2. The plaintiffs' claims under the FLSA are conditionally certified as a collective action under 29 U.S.C. § 216(b).
3. The plaintiffs' claims under the NCWHA are certified as a class action under Rule 23 of the Federal Rules of Civil Procedure.
4. For purposes of both the FLSA and the NCWHA claims, the class is defined as
All current and former employees of Flores Welding, A+ Tires, Julio Flores, and Marielle Belhassen who resided in North Carolina and worked or currently work as laborers, and who performed work in North Carolina or Virginia at any time from November 21, 2010 through [deadline for opting-in] and who were, as a matter of practice, not allowed to report all of their hours worked and thus were not fully compensated for such hours;
and
All current and former employees of Flores Welding, A+ Tires, Julio Flores, and Marielle Belhassen who resided in North Carolina and worked or currently work as laborers, and who performed work in North Carolina or Virginia at any time from November 21, 2011 through the present, from whom (1) deductions for the cost of tools or required certifications were taken, without the proper advance notice to make such deductions or without the opportunity to rescind the authorization at least seven days prior to the deduction taking place; or (2) were subject to unreimbursed travel expenses in contravention of the above-listed employers' written policies.

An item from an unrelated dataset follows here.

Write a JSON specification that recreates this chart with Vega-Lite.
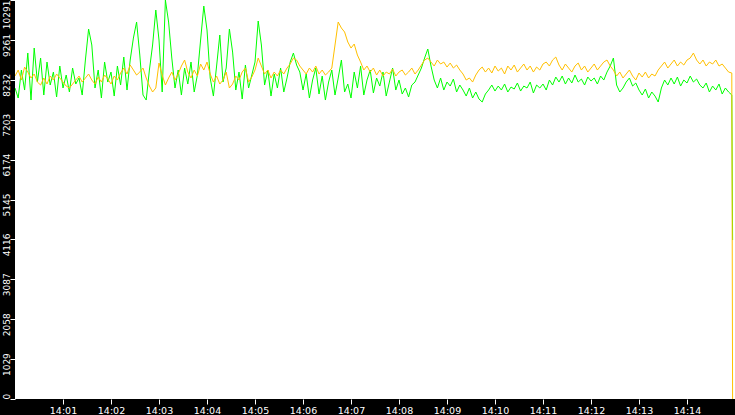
{
  "$schema": "https://vega.github.io/schema/vega-lite/v6.json",
  "width": 720,
  "height": 399,
  "autosize": {"type": "none"},
  "padding": {"left": 15, "top": 0, "right": 0, "bottom": 16},
  "background": "#000000",
  "config": {"view": {"fill": "#ffffff", "stroke": null}},
  "data": {"values": [
    {"s":0,"g":8021,"o":8330},{"s":4,"g":7763,"o":8485},{"s":8,"g":8485,"o":8227},{"s":12,"g":7969,"o":8562},
    {"s":16,"g":8923,"o":8433},{"s":20,"g":7711,"o":8279},{"s":24,"g":9052,"o":8382},{"s":28,"g":8175,"o":8175},
    {"s":32,"g":8794,"o":8098},{"s":36,"g":7840,"o":8279},{"s":40,"g":8691,"o":8124},{"s":44,"g":8098,"o":8330},
    {"s":48,"g":8433,"o":8227},{"s":52,"g":7789,"o":8382},{"s":56,"g":8588,"o":8279},{"s":60,"g":8021,"o":8175},
    {"s":64,"g":8356,"o":8072},{"s":68,"g":7918,"o":8021},{"s":72,"g":8536,"o":8124},{"s":76,"g":8124,"o":8227},
    {"s":80,"g":8279,"o":8330},{"s":84,"g":7840,"o":8175},{"s":88,"g":8743,"o":8279},{"s":92,"g":9542,"o":8382},
    {"s":96,"g":9130,"o":8227},{"s":100,"g":8021,"o":8124},{"s":104,"g":8485,"o":8304},{"s":108,"g":7763,"o":8175},
    {"s":112,"g":8691,"o":8356},{"s":116,"g":8175,"o":8253},{"s":120,"g":8433,"o":8124},{"s":124,"g":7814,"o":8330},
    {"s":128,"g":8588,"o":8227},{"s":132,"g":8098,"o":8408},{"s":136,"g":8820,"o":8536},{"s":140,"g":7969,"o":8382},
    {"s":144,"g":8743,"o":8614},{"s":148,"g":9310,"o":8485},{"s":152,"g":9723,"o":8356},{"s":156,"g":8872,"o":8433},
    {"s":160,"g":7840,"o":8536},{"s":164,"g":7711,"o":8279},{"s":168,"g":8485,"o":8072},{"s":172,"g":9130,"o":7918},
    {"s":176,"g":10032,"o":8021},{"s":180,"g":9259,"o":8665},{"s":184,"g":7918,"o":8356},{"s":188,"g":10290,"o":8098},
    {"s":192,"g":9723,"o":8279},{"s":196,"g":8794,"o":8433},{"s":200,"g":8021,"o":8227},{"s":204,"g":8485,"o":8382},
    {"s":208,"g":7840,"o":8588},{"s":212,"g":8536,"o":8743},{"s":216,"g":8124,"o":8433},{"s":220,"g":8691,"o":8279},
    {"s":224,"g":7918,"o":8485},{"s":228,"g":8356,"o":8330},{"s":232,"g":9259,"o":8640},{"s":236,"g":10135,"o":8485},
    {"s":240,"g":9517,"o":8691},{"s":244,"g":8279,"o":8382},{"s":248,"g":7814,"o":8175},{"s":252,"g":8588,"o":8330},
    {"s":256,"g":9388,"o":8124},{"s":260,"g":8175,"o":8227},{"s":264,"g":8536,"o":8433},{"s":268,"g":9542,"o":8021},
    {"s":272,"g":8949,"o":8124},{"s":276,"g":7969,"o":8330},{"s":280,"g":8433,"o":8227},{"s":284,"g":7737,"o":8433},
    {"s":288,"g":8614,"o":8536},{"s":292,"g":8021,"o":8175},{"s":296,"g":8356,"o":8304},{"s":300,"g":8691,"o":8485},
    {"s":304,"g":9749,"o":8794},{"s":308,"g":9130,"o":8588},{"s":312,"g":8098,"o":8382},{"s":316,"g":8485,"o":8485},
    {"s":320,"g":7814,"o":8279},{"s":324,"g":8382,"o":8433},{"s":328,"g":8021,"o":8330},{"s":332,"g":8536,"o":8485},
    {"s":336,"g":7918,"o":8382},{"s":340,"g":8279,"o":8536},{"s":344,"g":8691,"o":8640},{"s":348,"g":8923,"o":8794},
    {"s":352,"g":8614,"o":8743},{"s":356,"g":8433,"o":8588},{"s":360,"g":7969,"o":8485},{"s":364,"g":8382,"o":8382},
    {"s":368,"g":7763,"o":8536},{"s":372,"g":8227,"o":8433},{"s":376,"g":8536,"o":8588},{"s":380,"g":7866,"o":8382},
    {"s":384,"g":8330,"o":8485},{"s":388,"g":7711,"o":8356},{"s":392,"g":8175,"o":8433},{"s":396,"g":8485,"o":8536},
    {"s":400,"g":7840,"o":9130},{"s":404,"g":8279,"o":9723},{"s":408,"g":8743,"o":9568},{"s":412,"g":7918,"o":9465},
    {"s":416,"g":8124,"o":9207},{"s":420,"g":7763,"o":9052},{"s":424,"g":8433,"o":9155},{"s":428,"g":8021,"o":8872},
    {"s":432,"g":8588,"o":8691},{"s":436,"g":7840,"o":8485},{"s":440,"g":8227,"o":8588},{"s":444,"g":8485,"o":8433},
    {"s":448,"g":7892,"o":8536},{"s":452,"g":8279,"o":8356},{"s":456,"g":8072,"o":8485},{"s":460,"g":8433,"o":8330},
    {"s":464,"g":7814,"o":8433},{"s":468,"g":8175,"o":8382},{"s":472,"g":8536,"o":8511},{"s":476,"g":7969,"o":8330},
    {"s":480,"g":8227,"o":8433},{"s":484,"g":7866,"o":8485},{"s":488,"g":8021,"o":8356},{"s":492,"g":7789,"o":8433},
    {"s":496,"g":8098,"o":8536},{"s":500,"g":8175,"o":8382},{"s":504,"g":8356,"o":8485},{"s":508,"g":8536,"o":8614},
    {"s":512,"g":8794,"o":8743},{"s":516,"g":9027,"o":8794},{"s":520,"g":8588,"o":8691},{"s":524,"g":8227,"o":8588},
    {"s":528,"g":8021,"o":8743},{"s":532,"g":8279,"o":8640},{"s":536,"g":7969,"o":8691},{"s":540,"g":8175,"o":8562},
    {"s":544,"g":8072,"o":8665},{"s":548,"g":8253,"o":8536},{"s":552,"g":7918,"o":8614},{"s":556,"g":8098,"o":8485},
    {"s":560,"g":7969,"o":8382},{"s":564,"g":7814,"o":8227},{"s":568,"g":8021,"o":8279},{"s":572,"g":7763,"o":8175},
    {"s":576,"g":7918,"o":8356},{"s":580,"g":7737,"o":8485},{"s":584,"g":7660,"o":8562},{"s":588,"g":7866,"o":8433},
    {"s":592,"g":7969,"o":8536},{"s":596,"g":8098,"o":8408},{"s":600,"g":7943,"o":8588},{"s":604,"g":8072,"o":8459},
    {"s":608,"g":7969,"o":8536},{"s":612,"g":8124,"o":8382},{"s":616,"g":7918,"o":8588},{"s":620,"g":8046,"o":8485},
    {"s":624,"g":7995,"o":8614},{"s":628,"g":8150,"o":8433},{"s":632,"g":7943,"o":8536},{"s":636,"g":8072,"o":8640},
    {"s":640,"g":8021,"o":8485},{"s":644,"g":8175,"o":8588},{"s":648,"g":7892,"o":8433},{"s":652,"g":8098,"o":8562},
    {"s":656,"g":8021,"o":8485},{"s":660,"g":8124,"o":8640},{"s":664,"g":7969,"o":8691},{"s":668,"g":8227,"o":8588},
    {"s":672,"g":8098,"o":8743},{"s":676,"g":8304,"o":8820},{"s":680,"g":8175,"o":8614},{"s":684,"g":8330,"o":8485},
    {"s":688,"g":8124,"o":8640},{"s":692,"g":8279,"o":8536},{"s":696,"g":8150,"o":8433},{"s":700,"g":8356,"o":8588},
    {"s":704,"g":8175,"o":8665},{"s":708,"g":8253,"o":8485},{"s":712,"g":8098,"o":8588},{"s":716,"g":8304,"o":8433},
    {"s":720,"g":8201,"o":8536},{"s":724,"g":8279,"o":8640},{"s":728,"g":8124,"o":8485},{"s":732,"g":8330,"o":8588},
    {"s":736,"g":8227,"o":8691},{"s":740,"g":8433,"o":8743},{"s":744,"g":8588,"o":8588},{"s":748,"g":8794,"o":8485},
    {"s":752,"g":8098,"o":8330},{"s":756,"g":7918,"o":8433},{"s":760,"g":8021,"o":8279},{"s":764,"g":8175,"o":8382},
    {"s":768,"g":8279,"o":8485},{"s":772,"g":8072,"o":8330},{"s":776,"g":8150,"o":8227},{"s":780,"g":7969,"o":8408},
    {"s":784,"g":7840,"o":8304},{"s":788,"g":7995,"o":8433},{"s":792,"g":7763,"o":8279},{"s":796,"g":7918,"o":8382},
    {"s":800,"g":7814,"o":8330},{"s":804,"g":7660,"o":8485},{"s":808,"g":8021,"o":8588},{"s":812,"g":8227,"o":8691},
    {"s":816,"g":8098,"o":8536},{"s":820,"g":8279,"o":8640},{"s":824,"g":8124,"o":8743},{"s":828,"g":8304,"o":8588},
    {"s":832,"g":8072,"o":8691},{"s":836,"g":8227,"o":8614},{"s":840,"g":8150,"o":8743},{"s":844,"g":8330,"o":8794},
    {"s":848,"g":8175,"o":8923},{"s":852,"g":8253,"o":8743},{"s":856,"g":8098,"o":8640},{"s":860,"g":8021,"o":8743},
    {"s":864,"g":8150,"o":8588},{"s":868,"g":7918,"o":8691},{"s":872,"g":8072,"o":8640},{"s":876,"g":7969,"o":8743},
    {"s":880,"g":8124,"o":8588},{"s":884,"g":7866,"o":8640},{"s":888,"g":8021,"o":8536},{"s":892,"g":7918,"o":8433},
    {"s":896,"g":7840,"o":8408},{"s":897,"g":4100,"o":0}
  ]},
  "transform": [{"fold": ["g", "o"], "as": ["series", "value"]}],
  "mark": {"type": "line", "interpolate": "linear", "strokeWidth": 1, "clip": true},
  "encoding": {
    "x": {
      "field": "s",
      "type": "quantitative",
      "scale": {"domain": [0, 900], "nice": false, "zero": false},
      "axis": {
        "values": [60, 120, 180, 240, 300, 360, 420, 480, 540, 600, 660, 720, 780, 840],
        "labelExpr": "'14:' + (datum.value < 600 ? '0' : '') + (datum.value / 60)",
        "title": null,
        "domain": false,
        "grid": false,
        "tickColor": "#ffffff",
        "tickSize": 5,
        "labelColor": "#ffffff",
        "labelFont": "DejaVu Sans",
        "labelFontSize": 9.5,
        "labelPadding": 1,
        "labelFlush": false,
        "labelOverlap": false
      }
    },
    "y": {
      "field": "value",
      "type": "quantitative",
      "scale": {"domain": [0, 10291], "nice": false, "zero": true},
      "axis": {
        "values": [0, 1029, 2058, 3087, 4116, 5145, 6174, 7203, 8232, 9261, 10291],
        "format": "d",
        "title": null,
        "domain": false,
        "grid": false,
        "tickColor": "#ffffff",
        "tickSize": 5,
        "labelColor": "#ffffff",
        "labelFont": "DejaVu Sans",
        "labelFontSize": 9,
        "labelAngle": 270,
        "labelAlign": {"condition": [{"test": "datum.value > 10000", "value": "right"}, {"test": "datum.value < 1", "value": "left"}], "value": "center"},
        "labelOffset": {"condition": {"test": "datum.value > 10000 || datum.value < 1", "value": 0}, "value": 5},
        "labelBaseline": "alphabetic",
        "labelPadding": 1,
        "labelFlush": false,
        "labelOverlap": false,
        "labelBound": false
      }
    },
    "color": {
      "field": "series",
      "type": "nominal",
      "scale": {"domain": ["g", "o"], "range": ["#00ff00", "#ffc000"]},
      "legend": null
    }
  }
}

5. The court DENIES WITHOUT PREJUDICE the plaintiffs' request for court approval of their proposed notice and accompanying forms [DE-62-21]. Within twenty-one (21) days of entry of this order, the parties shall confer and jointly submit a proposed class notice and accompanying forms in accordance with this order. The parties shall also confer regarding a suitable deadline for opting-in and submit that deadline to the court.
6. Present counsel for the plaintiffs, Jimmy D. Braziel and Gilda A. Hernandez, are appointed as class counsel.
7. A+ and Flores Welding shall provide plaintiffs' counsel with the names and last known addresses of all putative class members within fourteen (14) days of this order.
The court finds that this amended proposed class definition is appropriate and meets the concerns of the defendants. While some FLSA claims will still be barred, the definition is appropriate to provide notice to potential class members. --------
SO ORDERED. This, the 28 day of September, 2015.